| WORK TO DO |
Restate the listing below word for word, omitting any images.

| RECORDED DATA |
____

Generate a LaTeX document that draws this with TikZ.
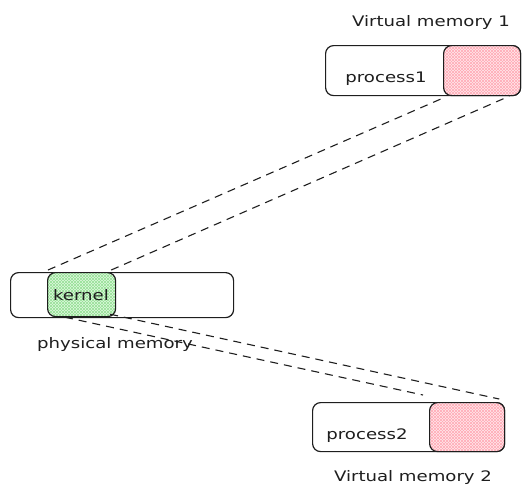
\documentclass[tikz,border=0pt]{standalone}
\usepackage{fontspec}
\newfontfamily\handfont[FakeStretch=1.25]{DejaVu Sans}
\usetikzlibrary{patterns}
\definecolor{pinkfill}{RGB}{255,232,235}
\definecolor{pinkhatch}{RGB}{255,170,182}
\definecolor{greenfill}{RGB}{222,248,222}
\definecolor{greenhatch}{RGB}{150,225,150}
\definecolor{ink}{RGB}{30,30,30}
\begin{document}
\begin{tikzpicture}[x=1pt,y=-1pt,
  membox/.style={draw=ink, line width=1.2pt, rounded corners=8pt, anchor=north west, inner sep=0pt, fill=white},
  redbox/.style={draw=ink, line width=1.2pt, rounded corners=8pt, anchor=north west, inner sep=0pt,
    preaction={fill=pinkfill}, preaction={pattern=north east lines, pattern color=pinkhatch},
    pattern=north west lines, pattern color=pinkhatch},
  greenbox/.style={draw=ink, line width=1.2pt, rounded corners=8pt, anchor=north west, inner sep=0pt,
    preaction={fill=greenfill}, preaction={pattern=north east lines, pattern color=greenhatch},
    pattern=north west lines, pattern color=greenhatch},
  lbl/.style={font=\handfont\fontsize{14.5}{16}\selectfont, text=ink, inner sep=0pt},
  link/.style={draw=ink, line width=1.1pt, dash pattern=on 8pt off 6pt}]
\useasboundingbox (0,0) rectangle (529,501);

% virtual memory 1
\node[membox, minimum width=195pt, minimum height=50pt] (vm1) at (325,45) {};
\node[redbox, minimum width=77pt, minimum height=50pt] (red1) at (443,45) {};
\node[lbl] (p1) at (386,79) {process1};
\node[lbl] (vm1lbl) at (431,22) {Virtual memory 1};

% physical memory
\node[membox, minimum width=223pt, minimum height=45pt] (phys) at (10,272) {};
\node[greenbox, minimum width=68pt, minimum height=44pt] (kernel) at (47,272) {};
\node[lbl] (klbl) at (81,295) {kernel};
\node[lbl] (physlbl) at (115,344) {physical memory};

% virtual memory 2
\node[membox, minimum width=192pt, minimum height=49pt] (vm2) at (312,402) {};
\node[redbox, minimum width=75pt, minimum height=49pt] (red2) at (429,402) {};
\node[lbl] (p2) at (367,436) {process2};
\node[lbl] (vm2lbl) at (413,477) {Virtual memory 2};

% mapping lines
\draw[link] ([shift={(1,-2)}]kernel.north west) -- ([shift={(2,1)}]red1.south west);
\draw[link] ([shift={(-5,-2)}]kernel.north east) -- ([shift={(-12,0)}]red1.south east);
\draw[link] ([shift={(-6,-3)}]kernel.south east) -- ([shift={(-6,-3)}]red2.north east);
\draw[link] ([shift={(18,0)}]kernel.south west) -- ([shift={(-6,-7)}]red2.north west);
\end{tikzpicture}
\end{document}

____

| TASK RESULT |
Generate a LaTeX document that draws this with TikZ.
\documentclass[tikz,border=0pt]{standalone}
\usepackage{fontspec}
\newfontfamily\handfont[FakeStretch=1.25]{DejaVu Sans}
\usetikzlibrary{patterns}
\definecolor{pinkfill}{RGB}{255,232,235}
\definecolor{pinkhatch}{RGB}{255,170,182}
\definecolor{greenfill}{RGB}{222,248,222}
\definecolor{greenhatch}{RGB}{150,225,150}
\definecolor{ink}{RGB}{30,30,30}
\begin{document}
\begin{tikzpicture}[x=1pt,y=-1pt,
  membox/.style={draw=ink, line width=1.2pt, rounded corners=8pt, anchor=north west, inner sep=0pt, fill=white},
  redbox/.style={draw=ink, line width=1.2pt, rounded corners=8pt, anchor=north west, inner sep=0pt,
    preaction={fill=pinkfill}, preaction={pattern=north east lines, pattern color=pinkhatch},
    pattern=north west lines, pattern color=pinkhatch},
  greenbox/.style={draw=ink, line width=1.2pt, rounded corners=8pt, anchor=north west, inner sep=0pt,
    preaction={fill=greenfill}, preaction={pattern=north east lines, pattern color=greenhatch},
    pattern=north west lines, pattern color=greenhatch},
  lbl/.style={font=\handfont\fontsize{14.5}{16}\selectfont, text=ink, inner sep=0pt},
  link/.style={draw=ink, line width=1.1pt, dash pattern=on 8pt off 6pt}]
\useasboundingbox (0,0) rectangle (529,501);

% virtual memory 1
\node[membox, minimum width=195pt, minimum height=50pt] (vm1) at (325,45) {};
\node[redbox, minimum width=77pt, minimum height=50pt] (red1) at (443,45) {};
\node[lbl] (p1) at (386,79) {process1};
\node[lbl] (vm1lbl) at (431,22) {Virtual memory 1};

% physical memory
\node[membox, minimum width=223pt, minimum height=45pt] (phys) at (10,272) {};
\node[greenbox, minimum width=68pt, minimum height=44pt] (kernel) at (47,272) {};
\node[lbl] (klbl) at (81,295) {kernel};
\node[lbl] (physlbl) at (115,344) {physical memory};

% virtual memory 2
\node[membox, minimum width=192pt, minimum height=49pt] (vm2) at (312,402) {};
\node[redbox, minimum width=75pt, minimum height=49pt] (red2) at (429,402) {};
\node[lbl] (p2) at (367,436) {process2};
\node[lbl] (vm2lbl) at (413,477) {Virtual memory 2};

% mapping lines
\draw[link] ([shift={(1,-2)}]kernel.north west) -- ([shift={(2,1)}]red1.south west);
\draw[link] ([shift={(-5,-2)}]kernel.north east) -- ([shift={(-12,0)}]red1.south east);
\draw[link] ([shift={(-6,-3)}]kernel.south east) -- ([shift={(-6,-3)}]red2.north east);
\draw[link] ([shift={(18,0)}]kernel.south west) -- ([shift={(-6,-7)}]red2.north west);
\end{tikzpicture}
\end{document}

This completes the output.